Tuesday – Fast Day (500 calories)
Breakfast: Low-fat yoghurt (49 cals) and 1 small boiled egg (54 cals)
Lunch: Autumn Broth (98 calories) with 2 cripsbreads (64)
Tea: Creamy Garlic Mushrooms on Toast (190 Calories)
Milk allowance: 150mls (51 cals)
TOTAL: 506 calories
Lunch: sandwich whilst out!
Supper: Beef and ale casserole with mashed potatoes (recipe to follow)
Lunch: Out for Press lunch with Gran Padano
Tea: Toast or sandwiches
Out all day with FBC12!
Weekend – FBC12 – so VERY fluid!
Abby McTomney says
I’m all for mid-week meal planning 🙂
The Autumn Broth sounds lovely and I will definitely add that to my meal plan for next week – thanks!
Thanks Abby! I am sliding towards to mid-week planning bit by bit! 🙂
I love the broth and need some of that now… hasn’t the weather been dreadful!… this soup would do wonders!
The weather has been foul Dom……just filthy! Broth and home-made bread is needed….
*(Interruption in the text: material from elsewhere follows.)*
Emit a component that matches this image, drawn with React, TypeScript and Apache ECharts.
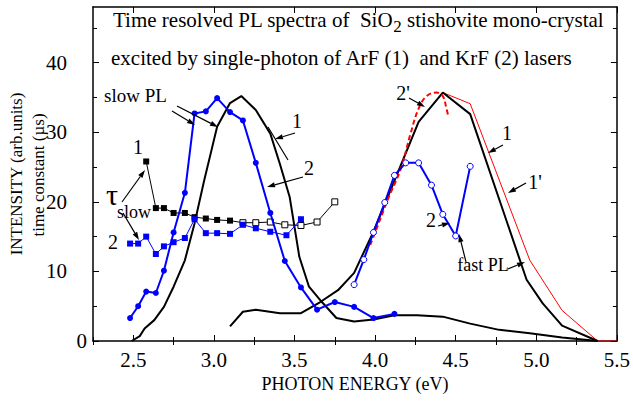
import React, { useEffect, useRef } from "react";
import * as echarts from "echarts";

const FONT = "Liberation Serif";

// X ticks / Y ticks
const xMajor = [2.5, 3.0, 3.5, 4.0, 4.5, 5.0, 5.5];
const xMinor = [2.25, 2.75, 3.25, 3.75, 4.25, 4.75, 5.25];
const yMajor = [0, 10, 20, 30, 40];
const yMinor = [5, 15, 25, 35, 45];

// Slow PL, ArF (1) — black thick
const slowPLArF = [
  [2.49, 0], [2.54, 0.7], [2.57, 1.8], [2.63, 3.0], [2.69, 4.9], [2.75, 7.8], [2.82, 11.6],
  [2.88, 16.9], [2.94, 23.1], [2.99, 27.9], [3.02, 30.8], [3.10, 34.2], [3.17, 35.2],
  [3.26, 33.2], [3.35, 29.8], [3.41, 25.4], [3.47, 20.7], [3.53, 12.1], [3.59, 7.8],
  [3.67, 5.6], [3.76, 3.3], [3.87, 2.8], [3.99, 3.1], [4.12, 3.7], [4.26, 3.7],
  [4.42, 3.5], [4.59, 2.5], [4.77, 1.6], [4.96, 1.1], [5.16, 0.5], [5.38, 0],
];

// Fast PL, ArF (1) — black thick
const fastPLArF = [
  [3.10, 2.1], [3.18, 4.2], [3.26, 4.5], [3.41, 4.0], [3.54, 4.0], [3.66, 5.6],
  [3.77, 7.3], [3.87, 9.8], [3.99, 15.7], [4.13, 23.6], [4.27, 31.5], [4.42, 35.7],
  [4.59, 32.6], [4.94, 8.8], [5.04, 5.4], [5.16, 2.2], [5.38, 0],
];

// Fast PL, ArF (1') — red thin
const fastPLArF1p = [
  [3.99, 15.7], [4.13, 23.6], [4.27, 31.5], [4.42, 35.7], [4.59, 34.1],
  [4.96, 11.6], [5.16, 4.4], [5.38, 0], [5.5, 0],
];

// Fit (2') — red dashed
const fit2p = [
  [3.97, 13.8], [4.02, 16.8], [4.08, 20.4], [4.16, 24.8], [4.22, 29.8], [4.27, 33.4],
  [4.32, 35.2], [4.38, 35.7], [4.42, 35.2], [4.44, 33.7], [4.455, 32.2],
];

// Slow PL, KrF (2) — blue filled circles
const slowPLKrF = [
  [2.48, 3.3], [2.53, 5.0], [2.58, 7.1], [2.64, 6.9], [2.69, 10.1], [2.75, 15.6],
  [2.82, 21.3], [2.88, 32.7], [2.95, 33.0], [3.02, 34.9], [3.10, 32.9], [3.18, 31.7],
  [3.26, 25.6], [3.35, 18.4], [3.44, 11.5], [3.54, 7.7], [3.64, 4.5], [3.75, 5.6],
  [3.87, 4.9], [3.99, 3.3], [4.12, 3.9],
];

// Fast PL, KrF (2) — blue open circles
const fastPLKrF = [
  [3.87, 8.1], [3.93, 11.7], [3.99, 15.6], [4.06, 19.9], [4.12, 23.8], [4.19, 25.6],
  [4.27, 25.6], [4.35, 22.4], [4.42, 18.2], [4.50, 15.1], [4.59, 25.1],
];

// tau slow (1) — black squares (open from index 9)
const tauSlow1 = [
  [2.58, 25.8], [2.64, 19.1], [2.69, 19.1], [2.75, 18.4], [2.82, 18.4], [2.88, 17.8],
  [2.95, 17.6], [3.02, 17.4], [3.10, 17.3], [3.18, 17.0], [3.26, 17.0], [3.35, 17.1],
  [3.44, 16.7], [3.54, 16.6], [3.64, 17.1], [3.75, 20.0],
];
const tauSlow1OpenFrom = 9;

// tau slow (2) — blue squares
const tauSlow2 = [
  [2.48, 14.0], [2.53, 14.0], [2.58, 15.0], [2.64, 12.5], [2.69, 13.6], [2.75, 14.2],
  [2.82, 14.8], [2.88, 17.5], [2.95, 15.5], [3.02, 15.5], [3.10, 15.4], [3.18, 16.7],
  [3.26, 16.2], [3.35, 15.7], [3.45, 15.2], [3.54, 17.5],
];

const BLUE = "#0000ff";
const RED = "#ff0000";

function arrow(x1: number, y1: number, x2: number, y2: number, head = 8, w = 2.6) {
  const a = Math.atan2(y2 - y1, x2 - x1);
  const c = Math.cos(a), s = Math.sin(a);
  const bx = x2 - head * c, by = y2 - head * s;
  return [
    { type: "line", shape: { x1, y1, x2: bx, y2: by }, style: { stroke: "#000", lineWidth: 1.2 }, z: 100 },
    {
      type: "polygon",
      shape: { points: [[x2, y2], [bx + w * s, by - w * c], [bx - w * s, by + w * c]] },
      style: { fill: "#000" },
      z: 100,
    },
  ];
}

function label(text: string, x: number, y: number, size = 20, align = "center") {
  return {
    type: "text",
    x,
    y,
    z: 100,
    style: { text, fontSize: size, fontFamily: FONT, fill: "#000", align, verticalAlign: "middle" },
  };
}

export default function App() {
  const ref = useRef<HTMLDivElement>(null);
  useEffect(() => {
    if (!ref.current) return;
    const chart = echarts.init(ref.current, null, { renderer: "svg" });
    const xMin = 2.25, xMax = 5.5, yMin = 0, yMax = 48;
    const frame = { show: true, onZero: false, lineStyle: { color: "#000", width: 1.5 } };
    const txt = { fontFamily: FONT, fontWeight: "normal" as const, fontStyle: "normal" as const };
    const mkX = (pos: string, vals: number[], len: number, showLine: boolean, labels: boolean) => ({
      type: "value",
      min: xMin,
      max: xMax,
      position: pos,
      axisLine: showLine ? frame : { show: false },
      axisTick: { show: true, inside: true, length: len, customValues: vals, lineStyle: { color: "#000", width: 1 } },
      axisLabel: labels
        ? { show: true, customValues: vals, formatter: (v: number) => v.toFixed(1), color: "#000", fontSize: 21, margin: 8, ...txt }
        : { show: false },
      splitLine: { show: false },
    });
    const mkY = (pos: string, vals: number[], len: number, showLine: boolean, labels: boolean) => ({
      type: "value",
      min: yMin,
      max: yMax,
      position: pos,
      axisLine: showLine ? frame : { show: false },
      axisTick: { show: true, inside: true, length: len, customValues: vals, lineStyle: { color: "#000", width: 1 } },
      axisLabel: labels
        ? {
            show: true,
            customValues: vals,
            formatter: (v: number) => (v === 0 ? "0" : `{w|${v}}`),
            rich: { w: { fontSize: 21, color: "#000", padding: [0, 20, 0, 0], ...txt } },
            color: "#000",
            fontSize: 21,
            margin: 6,
            ...txt,
          }
        : { show: false },
      splitLine: { show: false },
    });

    const xBottom: any = mkX("bottom", xMajor, 6, true, true);
    xBottom.name = "PHOTON ENERGY (eV)";
    xBottom.nameLocation = "middle";
    xBottom.nameGap = 33;
    xBottom.nameTextStyle = { color: "#000", fontSize: 18, ...txt };

    const lineSeries = (data: any[], extra: any) => ({
      type: "line",
      data,
      xAxisIndex: 0,
      yAxisIndex: 0,
      symbol: "none",
      ...extra,
    });

    const graphics: any[] = [
      {
        type: "text",
        x: 113,
        y: 20,
        z: 100,
        style: {
          text: "Time resolved PL spectra of  SiO{s|2} stishovite mono-crystal",
          fontSize: 21,
          fontFamily: FONT,
          fill: "#000",
          align: "left",
          verticalAlign: "middle",
          rich: { s: { fontSize: 17, fontFamily: FONT, fill: "#000", padding: [13, 0, 0, 0] } },
        },
      },
      label("excited by single-photon of ArF (1)  and KrF (2) lasers", 111, 58, 21, "left"),
      {
        type: "text",
        x: 16,
        y: 174,
        rotation: Math.PI / 2,
        style: { text: "INTENSITY (arb.units)", fontSize: 17, fontFamily: FONT, fill: "#000", align: "center", verticalAlign: "middle" },
      },
      {
        type: "text",
        x: 38,
        y: 175,
        rotation: Math.PI / 2,
        style: { text: "time constant (µs)", fontSize: 17, fontFamily: FONT, fill: "#000", align: "center", verticalAlign: "middle" },
      },
      label("slow PL", 104, 95, 19, "left"),
      label("1", 297, 121),
      label("2", 309, 168),
      label("1", 138, 147),
      label("\u03C4", 112, 194, 30),
      label("slow", 134, 212, 18),
      label("2", 113, 242),
      label("2'", 403, 93),
      label("1", 507, 133),
      label("1'", 535, 182),
      label("2", 431, 220),
      label("fast PL", 483, 265, 18),
      { type: "line", shape: { x1: 268, y1: 127, x2: 288, y2: 160 }, style: { stroke: "#000", lineWidth: 1.2 }, z: 100 },
      ...arrow(172, 111, 195, 125),
      ...arrow(177, 106, 218, 127),
      ...arrow(295, 133, 275, 139),
      ...arrow(303, 177, 267, 187),
      ...arrow(122, 202, 145, 170),
      ...arrow(123, 213, 139, 240),
      ...arrow(409, 98, 425, 107),
      ...arrow(503, 145, 488, 153),
      ...arrow(526, 183, 508, 193),
      ...arrow(438, 226, 450, 223),
      ...arrow(466, 262, 459, 234),
      ...arrow(508, 269, 525, 262),
    ];

    chart.setOption({
      animation: false,
      backgroundColor: "#fff",
      textStyle: { fontFamily: FONT, fontWeight: "normal" },
      grid: { left: 93, top: 7, right: 11, bottom: 62, containLabel: false },
      xAxis: [
        xBottom,
        mkX("bottom", xMinor, 4, false, false),
        mkX("top", xMajor, 6, true, false),
        mkX("top", xMinor, 4, false, false),
      ],
      yAxis: [
        mkY("left", yMajor, 6, true, true),
        mkY("left", yMinor, 4, false, false),
        mkY("right", yMajor, 6, true, false),
        mkY("right", yMinor, 4, false, false),
      ],
      series: [
        lineSeries(fastPLArF1p, { lineStyle: { color: RED, width: 1 }, itemStyle: { color: RED }, z: 2 }),
        lineSeries(slowPLArF, { lineStyle: { color: "#000", width: 2 }, itemStyle: { color: "#000" }, z: 3 }),
        lineSeries(fastPLArF, { lineStyle: { color: "#000", width: 2 }, itemStyle: { color: "#000" }, z: 3 }),
        lineSeries(fit2p, { smooth: 0.4, lineStyle: { color: RED, width: 2, type: [5, 3] }, itemStyle: { color: RED }, z: 4 }),
        lineSeries(tauSlow1.map((p, i) =>
          i >= tauSlow1OpenFrom
            ? { value: p, itemStyle: { color: "#fff", borderColor: "#000", borderWidth: 1 } }
            : { value: p }
        ), {
          symbol: "rect", symbolSize: 6, showSymbol: true,
          lineStyle: { color: "#000", width: 1 }, itemStyle: { color: "#000" }, z: 5,
        }),
        lineSeries(tauSlow2, {
          symbol: "rect", symbolSize: 6, showSymbol: true,
          lineStyle: { color: BLUE, width: 1 }, itemStyle: { color: BLUE }, z: 6,
        }),
        lineSeries(slowPLKrF, {
          symbol: "circle", symbolSize: 6, showSymbol: true,
          lineStyle: { color: BLUE, width: 2 }, itemStyle: { color: BLUE }, z: 7,
        }),
        lineSeries(fastPLKrF, {
          symbol: "circle", symbolSize: 6, showSymbol: true,
          lineStyle: { color: BLUE, width: 2 }, itemStyle: { color: "#fff", borderColor: BLUE, borderWidth: 1 }, z: 7,
        }),
      ],
      graphic: graphics,
    });
    return () => chart.dispose();
  }, []);
  return (
    <>
      <style>{`#pl-chart svg text { font-family: "Liberation Serif", serif !important; font-weight: normal !important; }`}</style>
      <div id="pl-chart" ref={ref} style={{ position: "fixed", left: 0, top: 0, width: 633, height: 403 }} />
    </>
  );
}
Thanks for linking your recipe to Simple and in Season Karen 🙂 I too am on a health kick and making lots of soups at home so this is a welcome addition to my growing collection of soup ideas. I love the way they fill you up and warm you up at the same time 🙂 Have a good week. x x x
You are welcome Katie! I wanted to enter something earlier, but I have been so busy and I lost track of recipes to link! Have a great week too, Karen 🙂
Soup is very appropriate right now, isn’t it? I have a fridge full of salad ingredients, some home grown, and all I want to eat is warming food! Your soup reminds me of a delicious home-made vegetable soup I had for lunch at Capel Manor last week, absolutely delicious! I tried to ignore the photo of Fairtrade flapjacks at the end of your post – one look has my mouth watering but I.Must.Resist!
Sorry to tease you with my Fairtrade Flapjack Bake Caro! Recipe coming soon…..and, yes, although I LOVE salad, it is most definitely soup weather isn’t it?